The KF-X is being developed to replace the Republic of Korea Air Force’s (RoKAF’s) ageing McDonnell Douglas F-4E Phantom II and Northrop F-5E/F Tiger II fighter fleets. At present, the air arm plans to acquire 120 examples of the new multi-role fighter, with serial production scheduled to begin in the late-2020s. Indonesia is also involved in the KF-X programme, but an agreement doesn’t appear to have been reached on the nation’s financial contribution.
KAI expects to produce both single and two-seat variants of the KF-X. The company states that the platform will be 55.4ft long, with a wingspan of 36.7ft. The multi-role fighter is expected to have a maximum payload of 17,000lb and will feature ten hardpoints (three under each wing and four under the fuselage).
In terms of munitions, in an air-to-ground role, the KF-X is expected to employ Taurus Systems’ KEPD 350 air-launched cruise missile. In an air-to-air role, the platform is expected to be fitted with MBDA’s Meteor beyond-visual-range air-to-air missile (BVRAAM). It will also employ Diehl Defence’s IRIS-T and Raytheon’s AIM-9 Sidewinder short-range missiles, along with the latter’s AIM-120 Advanced Medium-Range Air-to-Air Missile (AMRAAM).

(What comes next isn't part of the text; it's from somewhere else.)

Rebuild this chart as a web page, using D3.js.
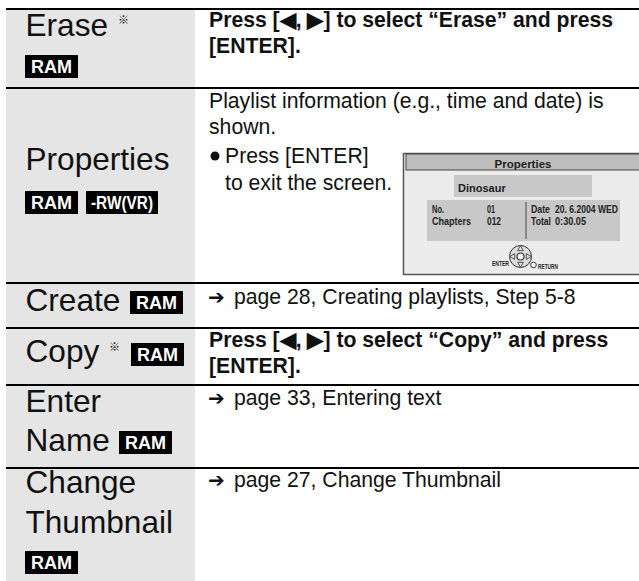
<!DOCTYPE html>
<html>
<head>
<meta charset="utf-8">
<script src="https://cdnjs.cloudflare.com/ajax/libs/d3/7.8.5/d3.min.js"></script>
<style>
html, body { margin: 0; padding: 0; background: #fff; }
svg { display: block; }
text { font-family: "Liberation Sans", Arial, sans-serif; fill: #111; }
</style>
</head>
<body>
<svg id="page" width="639" height="581"></svg>
<script>
// table content
var rowNames = ["Erase", "Properties", "Create", "Copy", "Enter Name", "Change Thumbnail"];
var labelLines = [["Erase"], ["Properties"], ["Create"], ["Copy"], ["Enter", "Name"], ["Change", "Thumbnail"]];
var noteMarks = ["※", "", "", "※", "", ""];
var discBadges = [["RAM"], ["RAM", "-RW(VR)"], ["RAM"], ["RAM"], ["RAM"], ["RAM"]];
var boldLines = ["Press [◀, ▶] to select “Erase” and press", "[ENTER].", "Press [◀, ▶] to select “Copy” and press", "[ENTER]."];
var plainLines = ["Playlist information (e.g., time and date) is", "shown.", "Press [ENTER]", "to exit the screen."];
var pageRefs = ["page 28, Creating playlists, Step 5-8", "page 33, Entering text", "page 27, Change Thumbnail"];
var screenLeft = [["No.", "01"], ["Chapters", "012"]];
var screenRight = [["Date", "20. 6.2004 WED"], ["Total", "0:30.05"]];

// layout of the page
var rowTop = d3.scaleOrdinal(rowNames, [9, 88, 283, 328, 385, 468]);
var rowEnd = d3.scaleOrdinal(rowNames, [88, 283, 328, 385, 468, 581]);
var labelBase = [[36], [170], [311], [362], [412, 451], [493, 533]];
var badgeSpots = [[[25, 55]], [[25, 191], [86, 191]], [[130, 291]], [[131, 343]], [[119, 431]], [[25, 551]]];
var markSpots = [[118, 24], null, null, [109, 351], null, null];
var left = 6, split = 195, right = 639, textX = 209;
var leftFit = [[12, 8], [39, 14]], rightFit = [[19, 63], [20, 31]];

var svg = d3.select("#page");

// grey label column
svg.selectAll("rect.band").data(rowNames).enter().append("rect")
    .attr("class", "band")
    .attr("x", left).attr("width", split - left)
    .attr("y", function (d) { return rowTop(d); })
    .attr("height", function (d) { return rowEnd(d) - rowTop(d); })
    .attr("fill", "#e5e5e5");

// row rules
svg.selectAll("line.rule").data(rowNames).enter().append("line")
    .attr("class", "rule")
    .attr("x1", left).attr("x2", right)
    .attr("y1", function (d) { return rowTop(d); })
    .attr("y2", function (d) { return rowTop(d); })
    .attr("stroke", "#000").attr("stroke-width", 2);

// row labels
labelLines.forEach(function (lines, i) {
    lines.forEach(function (t, j) {
        svg.append("text").attr("x", 25.5).attr("y", labelBase[i][j])
            .attr("font-size", 31.6).text(t);
    });
    if (noteMarks[i]) {
        svg.append("text").attr("x", markSpots[i][0]).attr("y", markSpots[i][1])
            .attr("font-size", 11).style("font-family", "'Noto Sans CJK JP'")
            .text(noteMarks[i]);
    }
    discBadges[i].forEach(function (b, j) {
        var w = b == "RAM" ? 53 : 72;
        var g = svg.append("g").attr("transform", "translate(" + badgeSpots[i][j][0] + "," + badgeSpots[i][j][1] + ")");
        g.append("rect").attr("width", w).attr("height", 23).attr("fill", "#000");
        var t = g.append("text").attr("x", w / 2).attr("y", 17.5).attr("text-anchor", "middle")
            .attr("font-size", 18).attr("font-weight", "bold")
            .style("fill", "#fff").text(b);
        if (b != "RAM") t.attr("textLength", 62).attr("lengthAdjust", "spacingAndGlyphs");
    });
});

// right hand column
function bodyText(x, y, t, bold) {
    return svg.append("text").attr("x", x).attr("y", y)
        .attr("font-size", 21.2)
        .attr("font-weight", bold ? "bold" : "normal").text(t);
}
[27, 53, 347, 373].forEach(function (y, i) { bodyText(textX, y, boldLines[i], true); });
var plainSpots = [[209, 108], [209, 134], [225, 163], [225, 190]];
plainSpots.forEach(function (p, i) { bodyText(p[0], p[1], plainLines[i], false); });
svg.append("circle").attr("cx", 215).attr("cy", 156).attr("r", 4.5).attr("fill", "#111");

[304, 405, 487].forEach(function (y, i) {
    svg.append("text").attr("x", textX - 1).attr("y", y).attr("font-size", 20)
        .attr("font-weight", "bold")
        .style("font-family", "'DejaVu Sans'").text("➔");
    bodyText(234, y, pageRefs[i], false);
});

// little screen picture
var scr = svg.append("g");
scr.append("rect").attr("x", 403.5).attr("y", 153.5).attr("width", 240).attr("height", 121)
    .attr("fill", "#ececec").attr("stroke", "#555").attr("stroke-width", 1.5);
scr.append("rect").attr("x", 406).attr("y", 154).attr("width", 240).attr("height", 16)
    .attr("fill", "#bdbdbd").attr("stroke", "#444").attr("stroke-width", 1);
scr.append("rect").attr("x", 454).attr("y", 175).attr("width", 138).attr("height", 22).attr("fill", "#c8c8c8");
scr.append("rect").attr("x", 427).attr("y", 200).attr("width", 193).attr("height", 41).attr("fill", "#c8c8c8");
scr.append("line").attr("x1", 526).attr("x2", 526).attr("y1", 202).attr("y2", 239)
    .attr("stroke", "#444").attr("stroke-width", 1);

function scrText(x, y, t, size) {
    return scr.append("text").attr("x", x).attr("y", y).attr("font-size", size || 11)
        .attr("font-weight", "bold").style("fill", "#222").text(t);
}
function fit(sel, w) { return sel.attr("textLength", w).attr("lengthAdjust", "spacingAndGlyphs"); }
scrText(523, 168, "Properties", 11.5).attr("text-anchor", "middle");
scrText(458, 192, "Dinosaur", 11);
screenLeft.forEach(function (r, i) {
    fit(scrText(432, 213 + i * 11.5, r[0]), leftFit[i][0]);
    fit(scrText(487, 213 + i * 11.5, r[1]), leftFit[i][1]);
});
screenRight.forEach(function (r, i) {
    fit(scrText(531, 213 + i * 11.5, r[0]), rightFit[i][0]);
    fit(scrText(555, 213 + i * 11.5, r[1]), rightFit[i][1]);
});

// enter / return pad
var pad = scr.append("g").attr("transform", "translate(520.5,256.5)");
pad.append("circle").attr("r", 11).attr("fill", "#ddd").attr("stroke", "#333");
pad.append("circle").attr("r", 3.5).attr("fill", "#fff").attr("stroke", "#333").attr("stroke-width", 1.2);
[0, 90, 180, 270].forEach(function (a) {
    pad.append("path").attr("d", d3.symbol(d3.symbolTriangle, 14))
        .attr("transform", "rotate(" + a + ") translate(0,-7.5)")
        .attr("fill", "none").attr("stroke", "#333").attr("stroke-width", 0.8);
});
scr.append("circle").attr("cx", 533.5).attr("cy", 265).attr("r", 2.8).attr("fill", "#fff").attr("stroke", "#333");
fit(scrText(492, 266, "ENTER", 7), 17);
fit(scrText(538, 269, "RETURN", 7), 20);
</script>
</body>
</html>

Powered by two GE Aviation F414 afterburning turbofan engines, the aircraft is expected to reach speeds of 1,400mph and have a ferry range of 1,550 nautical miles. In total, GE will deliver 15 F414 engines to KAI for the six KF-X prototypes. Hanwha Aerospace will locally produce the powerplant when the type enters serial production.